Atomically dispersed Ru supported on microporous CoO ultrathin nanosheets synthesized by melamine induction for a highly efficient oxygen evolution reaction

Two dimensional materials show unique advantages in catalysis. In this work, it was found that melamine could induce the directional growth of cobalt-based catalysts to form an ultra-thin two-dimensional hexagonal nanosheet structure with only 1.5 nm. In addition, these hexagonal nanosheets (HNs) could grow into a microporous structure under high temperature conditions, and the finally formed CoO hexagonal porous nanosheets (HPNs) had a surface area 11.3 times that of the nanoparticles.
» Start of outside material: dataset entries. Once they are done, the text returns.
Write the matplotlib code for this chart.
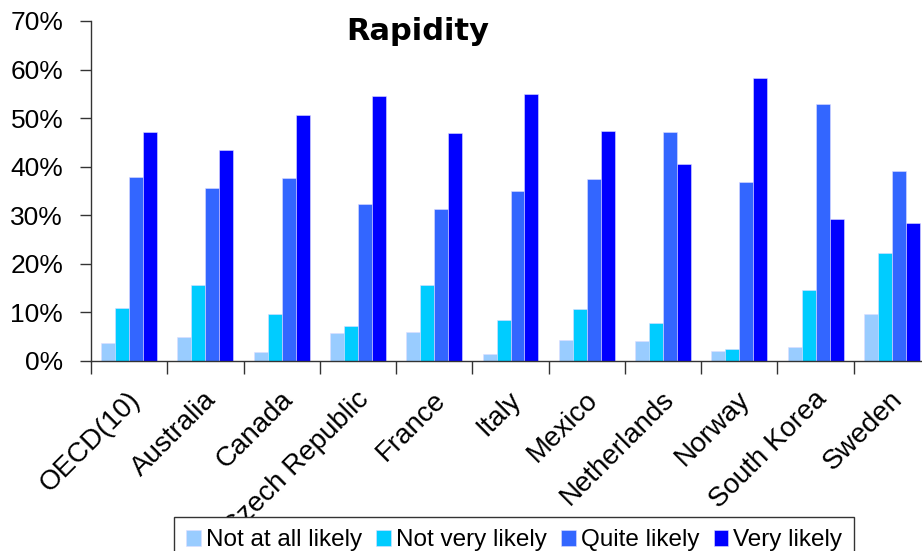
import matplotlib.pyplot as plt
import matplotlib.transforms as mtransforms
import numpy as np

# dados
paises = ['OECD(10)', 'Australia', 'Canada', 'Czech Republic', 'France', 'Italy',
          'Mexico', 'Netherlands', 'Norway', 'South Korea', 'Sweden']
nada_provavel = [3.8, 4.9, 1.9, 5.7, 5.9, 1.5, 4.3, 4.1, 2.0, 2.9, 9.7]
pouco_provavel = [11.0, 15.7, 9.6, 7.3, 15.7, 8.4, 10.8, 7.9, 2.5, 14.6, 22.2]
bem_provavel = [37.8, 35.6, 37.6, 32.3, 31.3, 34.9, 37.4, 47.2, 36.9, 52.9, 39.2]
muito_provavel = [47.1, 43.5, 50.7, 54.6, 47.0, 55.0, 47.3, 40.5, 58.3, 29.3, 28.5]
series = ['Not at all likely', 'Not very likely', 'Quite likely', 'Very likely']
cores = ['#99CCFF', '#00CCFF', '#3366FF', '#0000FF']

fig = plt.figure(figsize=(9.22, 5.51), dpi=100)
ax = fig.add_axes([91 / 922, 1 - 361 / 551, 839 / 922, 340 / 551])

x = np.arange(len(paises))
w = 0.183
valores = [nada_provavel, pouco_provavel, bem_provavel, muito_provavel]
for i, (v, c, nome) in enumerate(zip(valores, cores, series)):
    ax.bar(x + (i - 1.5) * w, np.array(v) / 100, w, color=c, label=nome,
           edgecolor='#ddddff', linewidth=0.4)

ax.set_xlim(-0.5, len(paises) - 0.5)
ax.set_ylim(0, 0.7)
ax.set_yticks(np.arange(0, 0.71, 0.1))
ax.set_yticklabels([f'{int(round(t * 100))}%' for t in np.arange(0, 0.71, 0.1)],
                   fontsize=19, family='Liberation Sans')
ax.tick_params(axis='y', length=8, width=1, color='#333333', pad=12)

# rótulos do eixo x
ax.set_xticks(x)
ax.set_xticklabels(paises, rotation=45, ha='right', va='center',
                   rotation_mode='anchor', fontsize=20, family='Liberation Sans')
ax.set_xticks(np.arange(-0.5, len(paises), 1), minor=True)
ax.tick_params(axis='x', which='major', length=0, pad=25)
ax.tick_params(axis='x', which='minor', length=9, width=1, color='#333333')
desloc = mtransforms.ScaledTranslation(0.07, 0, fig.dpi_scale_trans)
for rot in ax.get_xticklabels():
    rot.set_transform(rot.get_transform() + desloc)

for lado in ['top', 'right']:
    ax.spines[lado].set_visible(False)
for lado in ['left', 'bottom']:
    ax.spines[lado].set_color('#333333')
    ax.spines[lado].set_linewidth(1)

fig.text(0.453, 1 - 31 / 551, 'Rapidity', ha='center', va='center',
         fontsize=22, fontweight='bold', family='DejaVu Sans')

leg = fig.legend(loc='upper left', bbox_to_anchor=(174 / 922, 1 - 517 / 551),
                 ncol=4, prop={'family': 'Liberation Sans', 'size': 17.5},
                 handlelength=0.6, handleheight=0.65, handletextpad=0.2,
                 columnspacing=0.6, borderpad=0.5, fancybox=False,
                 frameon=True, borderaxespad=0)
leg.get_frame().set_edgecolor('#333333')
leg.get_frame().set_linewidth(1)
leg.get_frame().set_alpha(1)

fig.savefig('out.png', dpi=100)
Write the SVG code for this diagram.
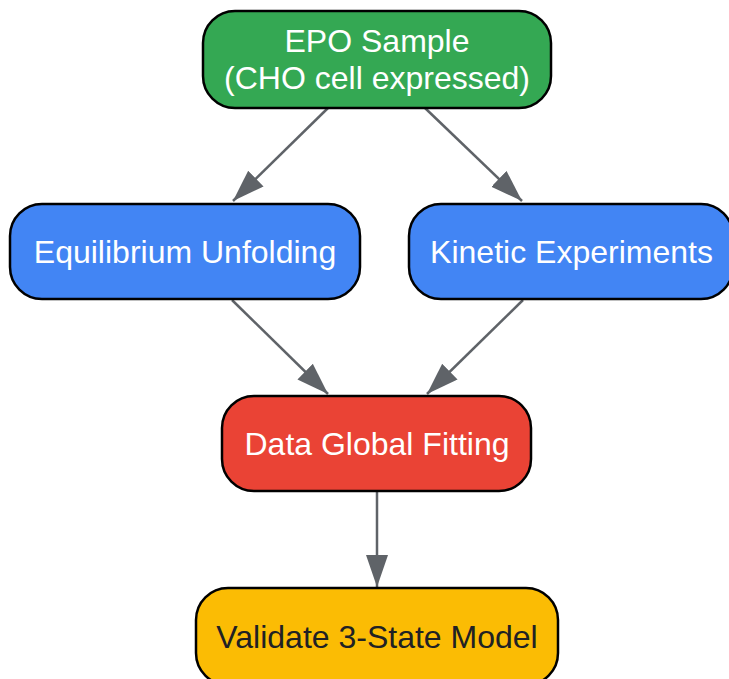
<svg xmlns="http://www.w3.org/2000/svg" width="729" height="679" viewBox="0 0 729 679">
<defs>
<style>
.node rect{stroke:#000;stroke-width:2.5}
.node text{font-family:"Liberation Sans",Arial,sans-serif;font-size:32px;text-anchor:middle;fill:#fff}
.edge{stroke:#5f6368;stroke-width:2.5;fill:none;marker-end:url(#arr)}
</style>
<marker id="arr" markerUnits="userSpaceOnUse" markerWidth="34" markerHeight="24" refX="32" refY="11" orient="auto">
<path d="M0,0 L32,11 L0,22 z" fill="#5f6368"/>
</marker>
</defs>
<rect width="729" height="679" fill="#fff"/>
<g id="edges">
<line class="edge" x1="328" y1="108" x2="233" y2="201"/>
<line class="edge" x1="425" y1="108" x2="522" y2="201"/>
<line class="edge" x1="232" y1="300" x2="328" y2="394"/>
<line class="edge" x1="523" y1="300" x2="427" y2="394"/>
<line class="edge" x1="377" y1="492" x2="377" y2="587"/>
</g>
<g id="epo" class="node">
<rect x="203" y="11" width="348" height="97" rx="32" fill="#34A853"/>
<text x="377" y="52">EPO Sample</text>
<text x="377" y="89">(CHO cell expressed)</text>
</g>
<g id="equilibrium" class="node">
<rect x="10" y="204" width="350" height="95" rx="32" fill="#4285F4"/>
<text x="185" y="263">Equilibrium Unfolding</text>
</g>
<g id="kinetic" class="node">
<rect x="409" y="204" width="324" height="95" rx="32" fill="#4285F4"/>
<text x="571.5" y="263">Kinetic Experiments</text>
</g>
<g id="fitting" class="node">
<rect x="222" y="396" width="309" height="95" rx="32" fill="#EA4335"/>
<text x="377" y="455">Data Global Fitting</text>
</g>
<g id="validate" class="node">
<rect x="196" y="588" width="362" height="97" rx="32" fill="#FBBC04"/>
<text x="377" y="648" style="fill:#202124">Validate 3-State Model</text>
</g>
</svg>
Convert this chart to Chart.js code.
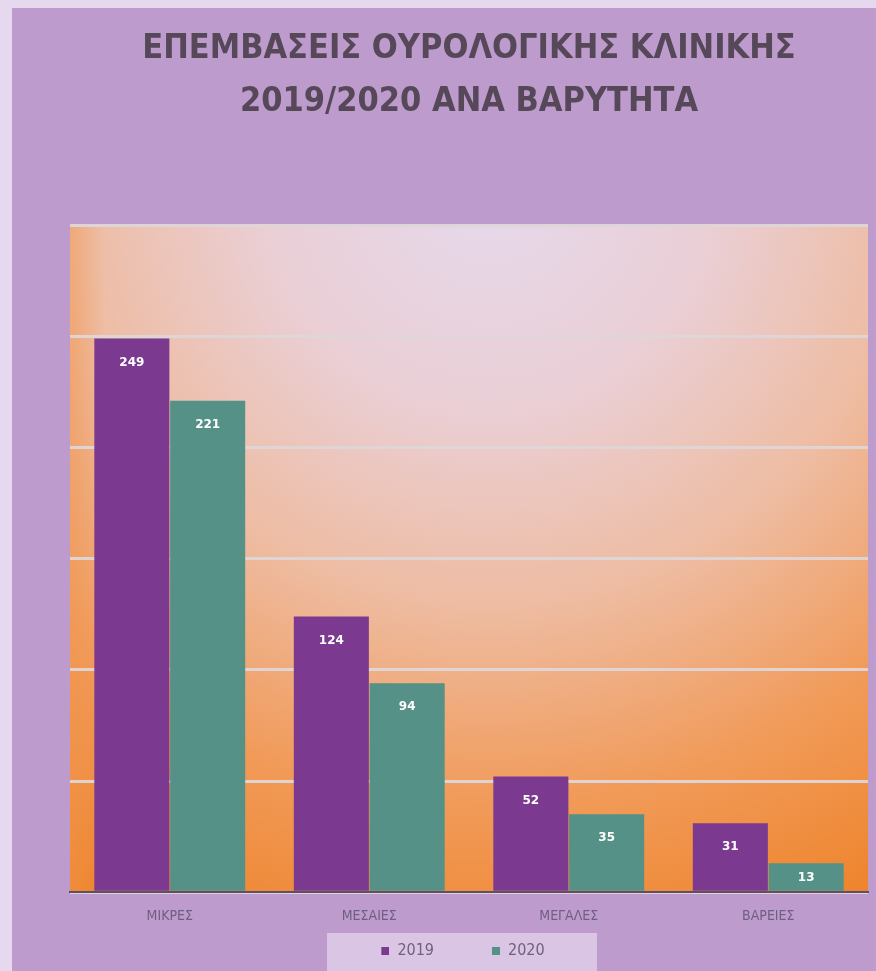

Embedding 1.25 wt% of monoatomic ruthenium in the CoO HPNs (CoO/Ru-1.25% HPNs) allowed the catalyst to have more active charge storage and transfer centers. The results showed that the overpotential of CoO/Ru-1.25% HPNs was 64 mV lower than that of CoO nanoparticles at 10 mA cm(-2). The Tafel slope of CoO/Ru-1.25% HPNs was only half that of CoO nanoparticles, indicating that a small amount of Ru dispersion and the two-dimensional structure control significantly increased the kinetic rate in the oxygen evolution reaction. The DFT results showed that the Ru single atoms in CoO/Ru HPNs (111) possessed the lowest energy barrier (1.19 eV). The Ru single atoms could effectively reconstruct the neighboring localized structure in the formation of OOH, which desirably decreased the free energy of the system.